Elections, c’est pas la guerre! Les Kényans ne l’ont sans doute pas encore compris, eux qui s’apprêtent à se massacrer une fois de plus, au nom d’une compétition électorale qui plonge le pays dans une incertitude partagée par tous. Commission électorale et Cour constitutionnelle reconnaisse que le challenge d’organiser un scrutin crédible est pratiquement impossible à relever, compte tenu de la pression et des tensions venant de toutes parts. Pour faire tomber la température, seul un report pourrait désamorcer le chaos qui se prépare au Kenya, du fait des seuls politiciens guidés par des intérêts personnels et très égoïstes. Le pouvoir ou rien, c’est le seul slogan qu’il connaisse le mieux et qu’ils ont de commun, quitte à atteindre le fauteuil présidentiel, porté par une rivière de sang et marchant sur des cadavres de leurs électeurs.
Attention danger! Plus qu’un avertissement, c’est une interpellation à l’endroit de la classe politique kényane qui, si elle n’y prend garde embrasera le pays de nouveau. Le rituel des violences électorales est en plein téléchargement dans un Kenya coutumier du fait. Comme une malédiction qu’il traîne depuis que les familles Kenyatta et Odinga ont pris le pays en otage, dominant une vie politique rythmée par des élections toujours rouges du sang de pauvres innocents jetés dans la rue pour contester ou soutenir une victoire. Ce cycle ininterrompu de crises anté ou post électorales n’a du reste pu être exorcisé avec les scrutins généraux du 8 août dernier. Fort heureusement, la danse des morts a été écourtée par la cour suprême qui a courageusement tapé du poing sur la table en invalidant la présidentielle à l’issue de laquelle la commission électorale kényane (IEBC), aux ordres selon l’opposition, avait donné le président sortant, Uhuru Kenyatta, vainqueur avec 54,27% des voix contre 44,74% pour son adversaire direct. Mais les vieux démons n’ont visiblement pas abdiqué, car cette élection qui devait être organisée dans les 60 jours après le couperet de David Maraga, juge en chef de la cour suprême, s’annonce comme celle de tous les dangers.
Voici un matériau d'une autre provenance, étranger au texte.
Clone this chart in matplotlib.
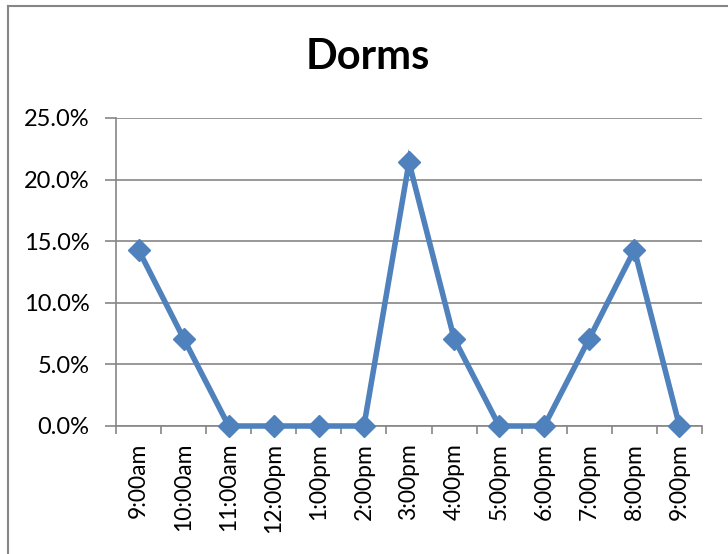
import matplotlib
matplotlib.use('Agg')
import matplotlib.pyplot as plt
from matplotlib.lines import Line2D
from matplotlib.ticker import PercentFormatter

times = ['9:00am', '10:00am', '11:00am', '12:00pm', '1:00pm', '2:00pm',
         '3:00pm', '4:00pm', '5:00pm', '6:00pm', '7:00pm', '8:00pm', '9:00pm']
share = [14.3, 7.1, 0.0, 0.0, 0.0, 0.0, 21.4, 7.1, 0.0, 0.0, 7.1, 14.3, 0.0]
y_ticks = [0, 5, 10, 15, 20, 25]

plt.rcParams['font.family'] = ['Lato', 'DejaVu Sans']
grey = '#868686'
blue = '#4F81BD'

fig = plt.figure(figsize=(7.28, 5.54), dpi=100)
ax = fig.add_axes([116 / 728, 1 - 426 / 554, 586 / 728, 308 / 554])

x = list(range(len(times)))
ax.plot(x, share, color=blue, lw=4, marker='D', ms=11,
        mfc=blue, mec=blue, solid_joinstyle='miter', clip_on=False, zorder=3)

ax.set_xlim(-0.5, len(times) - 0.5)
ax.set_ylim(0, 25)
ax.set_yticks(y_ticks)
ax.yaxis.set_major_formatter(PercentFormatter(decimals=1))
ax.grid(axis='y', color=grey, lw=1.2)
ax.set_axisbelow(True)

ax.set_xticks(x)
ax.set_xticklabels(times, rotation=90, va='top', ha='center')
ax.set_xticks([i - 0.5 for i in range(len(times) + 1)], minor=True)
ax.tick_params(axis='x', which='major', length=0, pad=12, labelsize=16.5)
ax.tick_params(axis='x', which='minor', length=6, width=1.2, color=grey,
               direction='out')
ax.tick_params(axis='y', length=8, width=1.2, color=grey, pad=11,
               labelsize=17)

for side in ['top', 'right']:
    ax.spines[side].set_visible(False)
for side in ['left', 'bottom']:
    ax.spines[side].set_color(grey)
    ax.spines[side].set_linewidth(1.2)

fig.text(368 / 728, 1 - 57 / 554, 'Dorms', ha='center', va='center',
         fontsize=30, fontweight='bold')

# outer chart border (only left and top visible in the crop)
fig.add_artist(Line2D([8 / 728, 8 / 728], [0, 1 - 6 / 554],
                      transform=fig.transFigure, color=grey, lw=1.5))
fig.add_artist(Line2D([8 / 728, 1], [1 - 6 / 554, 1 - 6 / 554],
                      transform=fig.transFigure, color=grey, lw=1.5))

fig.savefig('out.png', dpi=100)
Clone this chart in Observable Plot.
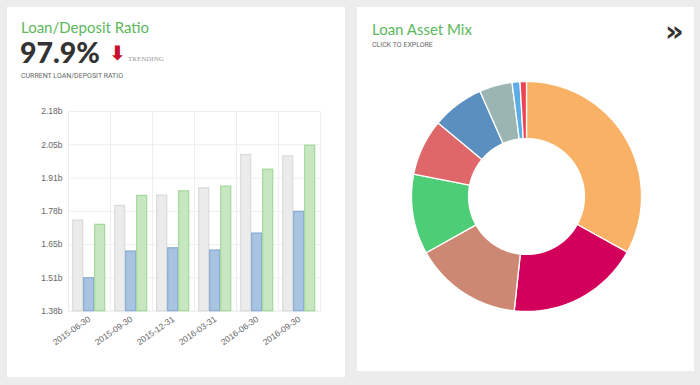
<!DOCTYPE html>
<html><head><meta charset="utf-8">
<script src="https://cdn.jsdelivr.net/npm/d3@7"></script>
<script src="https://cdn.jsdelivr.net/npm/@observablehq/plot@0.6"></script>
<style>
body{margin:0;width:700px;height:385px;background:#ececec;position:relative;overflow:hidden;font-family:Lato,"Open Sans",sans-serif;}
.panel{position:absolute;background:#fff;}
.t{position:absolute;white-space:nowrap;line-height:1;}
#bars,#donut{position:absolute;}
</style></head><body>
<div class="panel" style="left:7px;top:7px;width:338px;height:370px"></div>
<div class="panel" style="left:357px;top:7px;width:337px;height:364px"></div>
<div class="t" style="left:21px;top:20px;font-size:15px;color:#5cb85c">Loan/Deposit Ratio</div>
<div class="t" style="left:20px;top:38px;font-size:28.5px;font-weight:900;color:#333">97.9%</div>
<div class="t" style="left:109px;top:43px;font-size:20px;font-weight:bold;color:#c8102e;font-family:'DejaVu Sans'">⬇</div>
<div class="t" style="left:128px;top:56px;font-size:7px;color:#999;font-family:'Liberation Serif',serif">TRENDING</div>
<div class="t" style="left:21px;top:73px;font-size:7px;color:#666;font-family:Roboto,sans-serif">CURRENT LOAN/DEPOSIT RATIO</div>
<div class="t" style="left:372px;top:22px;font-size:15px;color:#5cb85c">Loan Asset Mix</div>
<div class="t" style="left:372px;top:42px;font-size:7px;color:#666;font-family:Roboto,sans-serif">CLICK TO EXPLORE</div>
<div class="t" style="left:665px;top:17px;font-size:29px;font-weight:bold;color:#333;font-family:'DejaVu Sans'">»</div>
<div id="bars" style="left:7px;top:95px"></div>
<div id="donut" style="left:406px;top:75.7px"></div>
<script>
// Bar chart data (billions)
const dates = ["2015-06-30","2015-09-30","2015-12-31","2016-03-31","2016-06-30","2016-09-30"];
const series = ["Total Loans","Core Loans","Total Deposits"];
const totalLoans = [1.743,1.802,1.843,1.872,2.006,2.000];
const coreLoans = [1.512,1.619,1.632,1.623,1.691,1.778];
const totalDeposits = [1.726,1.842,1.860,1.879,1.947,2.043];
const yTicks = [1.38,1.5133,1.6467,1.78,1.9133,2.0467,2.18];
const barFill = ["#ebebeb","#a9c4e0","#c6e7c0"];
const barStroke = ["#dadada","#86aad3","#a3d899"];

// Donut data (share of loan assets, %)
const sliceNames = ["Commercial Real Estate","Commercial & Industrial","Residential Mortgage","Construction","Home Equity","Multifamily","Consumer","Agriculture","Other"];
const sliceShares = [32.9,18.6,15.1,11.2,7.9,7.3,4.6,1.1,0.9];
const sliceColors = ["#f9b265","#d2005a","#cc8872","#4ccd76","#df6669","#5b8fbf","#9bb5b3","#5badE6","#ee4452"];

const rows = [];
const seriesValues = [totalLoans, coreLoans, totalDeposits];
dates.forEach((d,i)=>seriesValues.forEach((arr,j)=>rows.push({date:d, series:series[j], value:arr[i]})));

const bars = Plot.plot({
  width:338, height:270, marginLeft:61.3, marginRight:24.7, marginTop:16, marginBottom:54.3,
  style:{background:"transparent", fontFamily:"'Liberation Sans', Arial, sans-serif", fontSize:"8.5px", color:"#666"},
  fx:{domain:dates, padding:0, label:null, axis:"bottom", tickRotate:-35, tickSize:0, tickPadding:7},
  x:{domain:series, axis:null, paddingInner:0.112, paddingOuter:0.366},
  y:{domain:[yTicks[0], yTicks[yTicks.length-1]], ticks:yTicks, tickFormat:d=>d.toFixed(2)+"b", tickSize:0, tickPadding:6, label:null},
  marks:[
    Plot.ruleY(yTicks, {stroke:"#eeeeee"}),
    Plot.frame({stroke:"#eeeeee"}),
    ...series.map((s,j)=>Plot.barY(rows.filter(r=>r.series===s), {fx:"date", x:"series", y1:yTicks[0], y2:"value", fill:barFill[j], stroke:barStroke[j], strokeWidth:1.2}))
  ]
});
document.getElementById("bars").appendChild(bars);

// Donut polygons
const total = d3.sum(sliceShares);
const inner = 0.504;
const pts = [];
let cum = 0;
sliceShares.forEach((v,i)=>{
  const a0 = cum/total*2*Math.PI, a1 = (cum+v)/total*2*Math.PI;
  cum += v;
  const n = Math.max(2, Math.ceil((a1-a0)/0.01));
  for (let k=0;k<=n;k++){const a=a0+(a1-a0)*k/n; pts.push({name:sliceNames[i], color:sliceColors[i], x:Math.sin(a), y:Math.cos(a)});}
  for (let k=n;k>=0;k--){const a=a0+(a1-a0)*k/n; pts.push({name:sliceNames[i], color:sliceColors[i], x:inner*Math.sin(a), y:inner*Math.cos(a)});}
});
const donut = Plot.plot({
  width:240, height:240, margin:5,
  style:{background:"transparent"},
  x:{domain:[-1,1], axis:null}, y:{domain:[-1,1], axis:null},
  marks:[
    Plot.line(pts, {x:"x", y:"y", z:"name", fill:d=>d.color, stroke:"white", strokeWidth:1.3, curve:"linear-closed"})
  ]
});
document.getElementById("donut").appendChild(donut);
</script>
</body></html>
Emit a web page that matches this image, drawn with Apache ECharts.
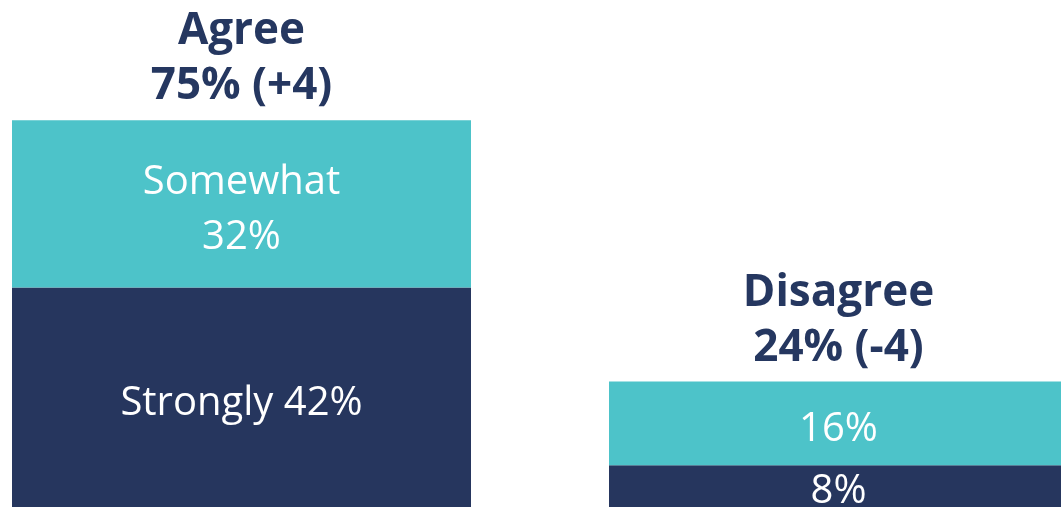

En effet, prévue pour ce jeudi 26 octobre, la joute électorale présente tous les symptômes d’une guerre civile, dont les ingrédients se mettaient progressivement en place depuis la défection de l’icône de l’opposition kenyane, Raïla Odinga qui n’accorde aucune crédibilité à l’IEBC dont il avait demandé la démission. En se retirant de la course à la présidentielle du 26 octobre, sa quatrième et sans doute dernière chance d’accéder au fauteuil suprême, Raïla Odinga n’en démord pas moins de se faire entendre. Visiblement, le septuagénaire et éternel candidat n’est pas prêt à lâcher le morceau. Le leader nie de la Super alliance nationale (Nasa), est décidé à empêcher la tenue d’une élection sur laquelle il fait peser de forts soupçons d’irrégularité. Malgré les cultes qui ont, récemment fait monter les supplications des Kenyans vers les cieux pour implorer la paix, nonobstant les interventions des chancelleries occidentales et les initiatives de la société civile à calmer les esprits surchauffés, les inquiétudes sont vives et persistantes. Dans un Kenya où les nerfs sont à fleur de peau à la veille de cette élection, les souvenirs des 1 200 morts et des plus de 600 000 déplacés dus aux violences interethniques provoquées par l’élection de 2007, ont très vite refait surface.
Ne faut-il pas reporter cette élection qui ne présage rien d’autre que le chaos, afin de faire tomber la fièvre et amener les ennemis politiques à se parler pour trouver un modus vivendi salvateur pour le pays? Face à la hargne et la détermination des opposants à ne plus, selon eux, se faire voler la victoire, comment réagiront les forces de sécurité fidèles au pouvoir et reconnues pour avoir la gâchette facile dans la répression brutale des manifestations? C’est le souffle presque coupé que les populations, celles qui n’ont pas fui la capitale qui présente tous les aspects d’un véritable volcan en sommeil, vivent dans l’attente de cette élection. A moins que les Kényans ne jouent simplement à se faire peur, la marmite est au bord de l’explosion. Et si dans un miraculeux sursaut patriotique, et pendant qu’il est encore temps de le faire, les Kényans se décident à reporter ce vote de tous les dangers auquel seul le pouvoir de Uhuru Kenyatta croit, heureux de profiter du jet d’éponge de Raïla Odinga? L’espoir est mince, mais il est encore permis, si tant est que Uhuru Kényatta et ses séides veulent raison garder.